The plot itself was also excellent. I loved all of the nods to A Thousand and One Nights, and Abdullah’s writing style. The whole thing was a super engaging adventure story.

Stuff I Didn’t Like

“We all start as cowards. We’re all afraid, Prince. The only difference between a hero and a coward is that one forgets their fear and fights, while the other succumbs to it and flees. Your fear of death does not make you weak. Only human.”

There were only a couple of things that I didn’t care for in the novel. First off – and this is more of an issue with a choice that the publisher made – the pages with the short stories were almost too dark to read the text off of. And as someone who already has some vision issues, it was extremely annoying. If these pages had just been a little bit lighter, it would’ve been fine.

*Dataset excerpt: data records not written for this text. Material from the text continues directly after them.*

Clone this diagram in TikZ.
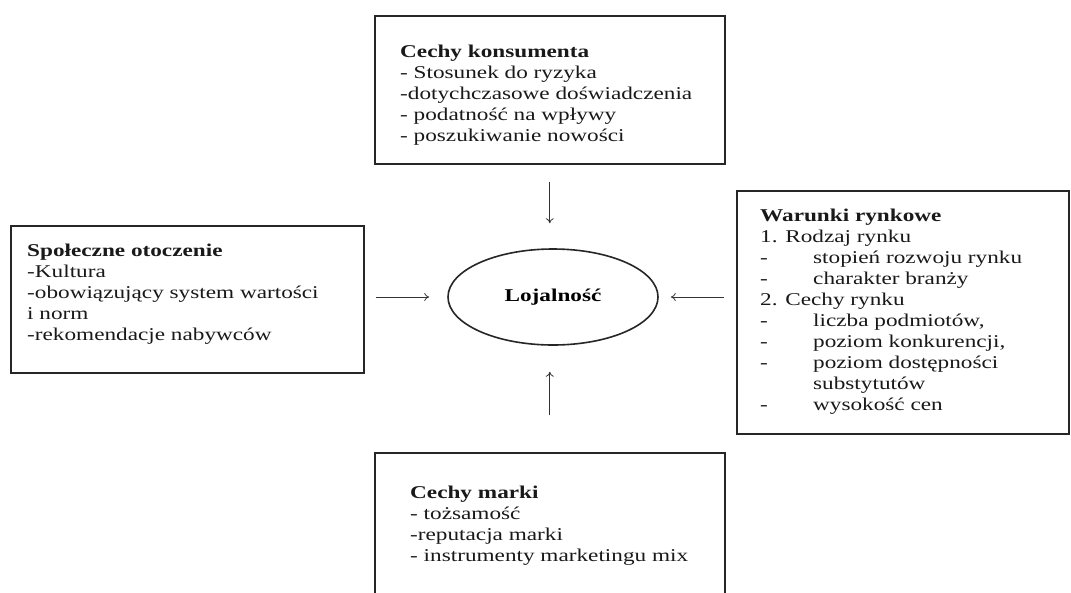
\documentclass[tikz,border=0pt]{standalone}
\usepackage{fontspec}
\setmainfont[FakeStretch=1.29]{Liberation Serif}
\usetikzlibrary{arrows.meta,shapes.geometric}
\begin{document}
\begin{tikzpicture}[x=1pt,y=-1pt,
  box/.style={draw=black!85, line width=1.6pt, inner sep=0pt, anchor=north west},
  txt/.style={inner sep=0pt, anchor=base west, text=black!90, font=\fontsize{18}{21}\selectfont},
  conn/.style={draw=black!80, line width=0.8pt, -{To[length=5pt,width=8pt]}},
  ind/.style={}]
\useasboundingbox (0,0) rectangle (1071,592);
\fill[white] (0,0) rectangle (1071,592);
% boxes
\node[box, minimum width=350pt, minimum height=148pt] (cons) at (374,15) {};
\node[box, minimum width=353pt, minimum height=147pt] (soc) at (10,225) {};
\node[box, minimum width=332pt, minimum height=243pt] (rynek) at (736,190) {};
\node[box, minimum width=350pt, minimum height=160pt] (marka) at (374,452) {};
% texts
\node[txt] (const) at (400,57) {\parbox[t]{320pt}{\raggedright
  \textbf{Cechy konsumenta}\\
  - Stosunek do ryzyka\\
  -dotychczasowe doświadczenia\\
  - podatność na wpływy\\
  - poszukiwanie nowości}};
\node[txt] (soct) at (27,256) {\parbox[t]{330pt}{\raggedright
  \textbf{Społeczne otoczenie}\\
  -Kultura\\
  -obowiązujący system wartości\\
  i norm\\
  -rekomendacje nabywców}};
\node[txt] (rynekt) at (760,221) {\parbox[t]{305pt}{\raggedright
  \textbf{Warunki rynkowe}\\
  1. Rodzaj rynku\\
  \makebox[53pt][l]{-}stopień rozwoju rynku\\
  \makebox[53pt][l]{-}charakter branży\\
  2. Cechy rynku\\
  \makebox[53pt][l]{-}liczba podmiotów,\\
  \makebox[53pt][l]{-}poziom konkurencji,\\
  \makebox[53pt][l]{-}poziom dostępności\\
  \hspace*{53pt}substytutów\\
  \makebox[53pt][l]{-}wysokość cen}};
\node[txt] (markat) at (410,498) {\parbox[t]{310pt}{\raggedright
  \textbf{Cechy marki}\\
  - tożsamość\\
  -reputacja marki\\
  - instrumenty marketingu mix}};
% centre
\node[draw=black!85, line width=1.6pt, ellipse, minimum width=210pt, minimum height=96pt,
      font=\fontsize{18}{21}\selectfont\bfseries] (loj) at (553,297) {Lojalność};
% connectors
\draw[conn, shorten <=17pt, shorten >=25pt] (cons.south) -- (cons.south |- loj.north);
\draw[conn, shorten <=11pt, shorten >=18pt] (soc.east |- loj.west) -- (loj.west);
\draw[conn, shorten <=12pt, shorten >=12pt] (rynek.west |- loj.east) -- (loj.east);
\draw[conn, shorten <=37pt, shorten >=26pt] (marka.north) -- (marka.north |- loj.south);
\end{tikzpicture}
\end{document}
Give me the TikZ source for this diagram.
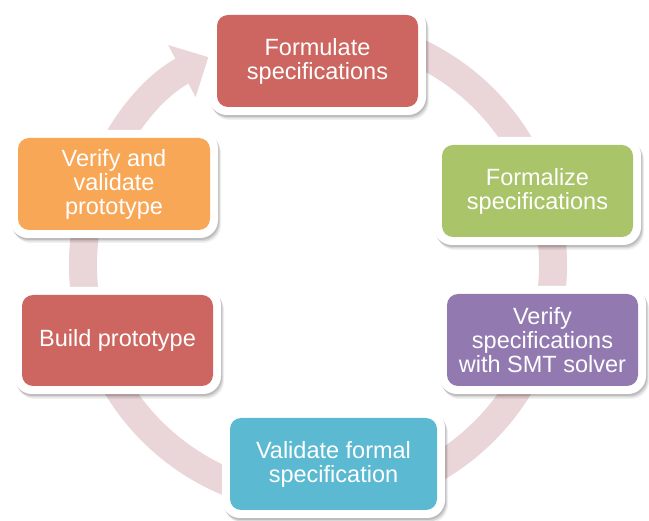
\documentclass[tikz,border=0pt]{standalone}
\usepackage{fontspec}
\setmainfont{Liberation Sans}
\usetikzlibrary{arrows.meta,shadows}

\definecolor{ringpink}{RGB}{234,214,216}
\definecolor{cRed}{RGB}{205,102,96}
\definecolor{cGreen}{RGB}{170,196,106}
\definecolor{cPurple}{RGB}{146,122,177}
\definecolor{cBlue}{RGB}{91,186,209}
\definecolor{cOrange}{RGB}{248,167,87}

\tikzset{
  frame/.style={fill=white, draw=none, rounded corners=18pt,
    drop shadow={shadow xshift=1pt, shadow yshift=-2pt, opacity=0.12, fill=black},
    drop shadow={shadow xshift=2pt, shadow yshift=-3.5pt, opacity=0.10, fill=black},
    drop shadow={shadow xshift=3pt, shadow yshift=-5pt, opacity=0.06, fill=black},
    inner sep=0pt},
  stage/.style={draw=none, rounded corners=11pt, inner sep=0pt, align=center,
    text=white, font=\fontsize{23.5}{24}\selectfont},
  ring/.style={draw=ringpink, line width=28pt,
    -{Triangle[width=57pt,length=30pt]}},
}

\begin{document}
\begin{tikzpicture}[x=1pt,y=1pt]
\useasboundingbox (0,0) rectangle (649,-521);

% the cycle ring with its arrowhead
\coordinate (c) at (318,-265);
\draw[ring] (c) ++(80:235) arc[start angle=80, end angle=-242.2, radius=235];

% white frames behind the stages
\node[frame, minimum width=217pt, minimum height=108pt] (f1) at (317.5,-61) {};
\node[frame, minimum width=207pt, minimum height=108pt] (f2) at (537.5,-191) {};
\node[frame, minimum width=207pt, minimum height=108pt] (f3) at (542.5,-340) {};
\node[frame, minimum width=223pt, minimum height=108pt] (f4) at (333.5,-464) {};
\node[frame, minimum width=207pt, minimum height=107pt] (f5) at (117.5,-340.5) {};
\node[frame, minimum width=208pt, minimum height=108pt] (f6) at (114,-184) {};

% stages
\node[stage, fill=cRed, minimum width=201pt, minimum height=92pt] (s1) at (f1) {Formulate\\specifications};
\node[stage, fill=cGreen, minimum width=191pt, minimum height=92pt] (s2) at (f2) {Formalize\\specifications};
\node[stage, fill=cPurple, minimum width=191pt, minimum height=92pt] (s3) at (f3) {Verify\\specifications\\with SMT solver};
\node[stage, fill=cBlue, minimum width=207pt, minimum height=92pt] (s4) at (f4) {Validate formal\\specification};
\node[stage, fill=cRed, minimum width=191pt, minimum height=91pt] (s5) at (f5) {Build prototype};
\node[stage, fill=cOrange, minimum width=192pt, minimum height=92pt] (s6) at (f6) {Verify and\\validate\\prototype};
\end{tikzpicture}
\end{document}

The other thing I didn’t like was how whipped Loulie was about a particular character. Like, she was constantly simping over this man, particularly when they were in the room together. It was all just so awkward and annoying to me, mostly because I don’t feel like we saw enough of them together to justify all of the simping. But yeah, that was really the only other thing that I didn’t care for.

I did find some twists a little predictable (particularly those concerning Qadir), and I figured out most of them before they happened, but I didn’t mind that. It always feels good to get to these parts and find out that I was right. Also, I loved the twist on the title. I feel like you’re led to believe that Loulie is the eponymous Stardust Thief, but it ends up being someone else.

Final Thoughts

“The sun, it warms the sand

And set the sheikh’s heart aflame.

She waits in the shade, the sun says,

The beloved of your dreams.

She waits in the shade. The shade.”

So yeah, I really enjoyed The Stardust Thief and I absolutely recommend it to any and all fantasy fans. It’s so well written, with great characters and a great story. Just read it. Please.

As always, thank you so much for reading, and have an amazing day/night!